[PROBLEM STATEMENT] Would you write out the listing verbatim and skip every picture in it?
____________
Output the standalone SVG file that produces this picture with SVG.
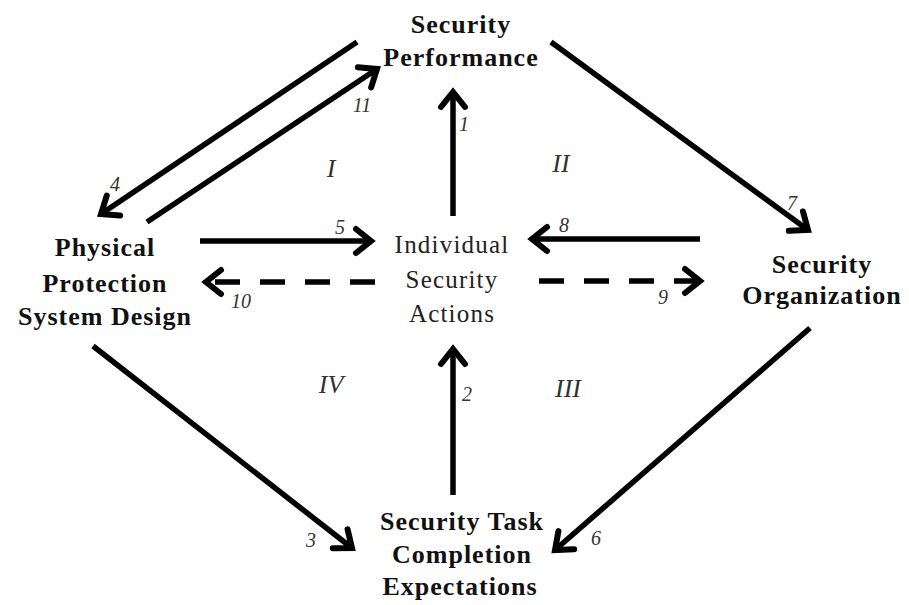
<svg xmlns="http://www.w3.org/2000/svg" width="909" height="605" viewBox="0 0 909 605">
<style>
.nb{font-family:"Liberation Serif","DejaVu Serif",serif;font-weight:bold;font-size:26px;letter-spacing:1px;fill:#111;text-anchor:middle}
.nn{font-family:"Liberation Serif","DejaVu Serif",serif;font-size:25px;letter-spacing:1.2px;fill:#222;text-anchor:middle}
.lb{font-family:"Liberation Serif","DejaVu Serif",serif;font-style:italic;font-size:20px;fill:#333;text-anchor:middle}
.rn{font-family:"Liberation Serif","DejaVu Serif",serif;font-style:italic;font-size:26px;fill:#333;text-anchor:middle}
.ln{stroke:#000;stroke-width:5.5;fill:none;stroke-linecap:butt}
.ds{stroke-dasharray:25,20}
</style>
<defs>
<marker id="ah" viewBox="-22 -18 28 36" refX="0" refY="0" markerWidth="28" markerHeight="36" markerUnits="userSpaceOnUse" orient="auto" overflow="visible">
<path d="M-15,-12 L0,0 L-15,12" fill="none" stroke="#000" stroke-width="6" stroke-linecap="round" stroke-linejoin="miter"/>
</marker>
</defs>
<g id="connectors">
<line class="ln" x1="453" y1="216" x2="453" y2="92" marker-end="url(#ah)"/>
<line class="ln" x1="453" y1="495" x2="453" y2="349" marker-end="url(#ah)"/>
<line class="ln" x1="200" y1="241" x2="371" y2="241" marker-end="url(#ah)"/>
<line class="ln ds" x1="375" y1="282" x2="206" y2="282" marker-end="url(#ah)"/>
<line class="ln" x1="700" y1="239" x2="532" y2="239" marker-end="url(#ah)"/>
<line class="ln ds" x1="539" y1="281" x2="700" y2="281" marker-end="url(#ah)"/>
<line class="ln" x1="357" y1="42" x2="101" y2="214" marker-end="url(#ah)"/>
<line class="ln" x1="147" y1="222" x2="377" y2="69" marker-end="url(#ah)"/>
<line class="ln" x1="551" y1="42" x2="808" y2="230" marker-end="url(#ah)"/>
<line class="ln" x1="810" y1="328" x2="555" y2="550" marker-end="url(#ah)"/>
<line class="ln" x1="93" y1="346" x2="352" y2="548" marker-end="url(#ah)"/>
</g>
<g id="edge-labels">
<text class="lb" x="464" y="131">1</text>
<text class="lb" x="467" y="401">2</text>
<text class="lb" x="311" y="547">3</text>
<text class="lb" x="115" y="191">4</text>
<text class="lb" x="340" y="234">5</text>
<text class="lb" x="596" y="545">6</text>
<text class="lb" x="792" y="210">7</text>
<text class="lb" x="564" y="232">8</text>
<text class="lb" x="663" y="304">9</text>
<text class="lb" x="241" y="308">10</text>
<text class="lb" x="362" y="112">11</text>
</g>
<g id="regions">
<text class="rn" x="331" y="177">I</text>
<text class="rn" x="561" y="172">II</text>
<text class="rn" x="568" y="397">III</text>
<text class="rn" x="331" y="393">IV</text>
</g>
<g id="node-performance">
<text class="nb" x="461" y="33">Security</text>
<text class="nb" x="461" y="66">Performance</text>
</g>
<g id="node-physical">
<text class="nb" x="105" y="256">Physical</text>
<text class="nb" x="105" y="292">Protection</text>
<text class="nb" x="105" y="325">System Design</text>
</g>
<g id="node-actions">
<text class="nn" x="452" y="253">Individual</text>
<text class="nn" x="452" y="288">Security</text>
<text class="nn" x="452" y="322">Actions</text>
</g>
<g id="node-organization">
<text class="nb" x="822" y="273">Security</text>
<text class="nb" x="822" y="304">Organization</text>
</g>
<g id="node-expectations">
<text class="nb" x="462" y="530">Security Task</text>
<text class="nb" x="462" y="563">Completion</text>
<text class="nb" x="460" y="595">Expectations</text>
</g>
</svg>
____________
[FULL OUTPUT]
Output the standalone SVG file that produces this picture with SVG.
<svg xmlns="http://www.w3.org/2000/svg" width="909" height="605" viewBox="0 0 909 605">
<style>
.nb{font-family:"Liberation Serif","DejaVu Serif",serif;font-weight:bold;font-size:26px;letter-spacing:1px;fill:#111;text-anchor:middle}
.nn{font-family:"Liberation Serif","DejaVu Serif",serif;font-size:25px;letter-spacing:1.2px;fill:#222;text-anchor:middle}
.lb{font-family:"Liberation Serif","DejaVu Serif",serif;font-style:italic;font-size:20px;fill:#333;text-anchor:middle}
.rn{font-family:"Liberation Serif","DejaVu Serif",serif;font-style:italic;font-size:26px;fill:#333;text-anchor:middle}
.ln{stroke:#000;stroke-width:5.5;fill:none;stroke-linecap:butt}
.ds{stroke-dasharray:25,20}
</style>
<defs>
<marker id="ah" viewBox="-22 -18 28 36" refX="0" refY="0" markerWidth="28" markerHeight="36" markerUnits="userSpaceOnUse" orient="auto" overflow="visible">
<path d="M-15,-12 L0,0 L-15,12" fill="none" stroke="#000" stroke-width="6" stroke-linecap="round" stroke-linejoin="miter"/>
</marker>
</defs>
<g id="connectors">
<line class="ln" x1="453" y1="216" x2="453" y2="92" marker-end="url(#ah)"/>
<line class="ln" x1="453" y1="495" x2="453" y2="349" marker-end="url(#ah)"/>
<line class="ln" x1="200" y1="241" x2="371" y2="241" marker-end="url(#ah)"/>
<line class="ln ds" x1="375" y1="282" x2="206" y2="282" marker-end="url(#ah)"/>
<line class="ln" x1="700" y1="239" x2="532" y2="239" marker-end="url(#ah)"/>
<line class="ln ds" x1="539" y1="281" x2="700" y2="281" marker-end="url(#ah)"/>
<line class="ln" x1="357" y1="42" x2="101" y2="214" marker-end="url(#ah)"/>
<line class="ln" x1="147" y1="222" x2="377" y2="69" marker-end="url(#ah)"/>
<line class="ln" x1="551" y1="42" x2="808" y2="230" marker-end="url(#ah)"/>
<line class="ln" x1="810" y1="328" x2="555" y2="550" marker-end="url(#ah)"/>
<line class="ln" x1="93" y1="346" x2="352" y2="548" marker-end="url(#ah)"/>
</g>
<g id="edge-labels">
<text class="lb" x="464" y="131">1</text>
<text class="lb" x="467" y="401">2</text>
<text class="lb" x="311" y="547">3</text>
<text class="lb" x="115" y="191">4</text>
<text class="lb" x="340" y="234">5</text>
<text class="lb" x="596" y="545">6</text>
<text class="lb" x="792" y="210">7</text>
<text class="lb" x="564" y="232">8</text>
<text class="lb" x="663" y="304">9</text>
<text class="lb" x="241" y="308">10</text>
<text class="lb" x="362" y="112">11</text>
</g>
<g id="regions">
<text class="rn" x="331" y="177">I</text>
<text class="rn" x="561" y="172">II</text>
<text class="rn" x="568" y="397">III</text>
<text class="rn" x="331" y="393">IV</text>
</g>
<g id="node-performance">
<text class="nb" x="461" y="33">Security</text>
<text class="nb" x="461" y="66">Performance</text>
</g>
<g id="node-physical">
<text class="nb" x="105" y="256">Physical</text>
<text class="nb" x="105" y="292">Protection</text>
<text class="nb" x="105" y="325">System Design</text>
</g>
<g id="node-actions">
<text class="nn" x="452" y="253">Individual</text>
<text class="nn" x="452" y="288">Security</text>
<text class="nn" x="452" y="322">Actions</text>
</g>
<g id="node-organization">
<text class="nb" x="822" y="273">Security</text>
<text class="nb" x="822" y="304">Organization</text>
</g>
<g id="node-expectations">
<text class="nb" x="462" y="530">Security Task</text>
<text class="nb" x="462" y="563">Completion</text>
<text class="nb" x="460" y="595">Expectations</text>
</g>
</svg>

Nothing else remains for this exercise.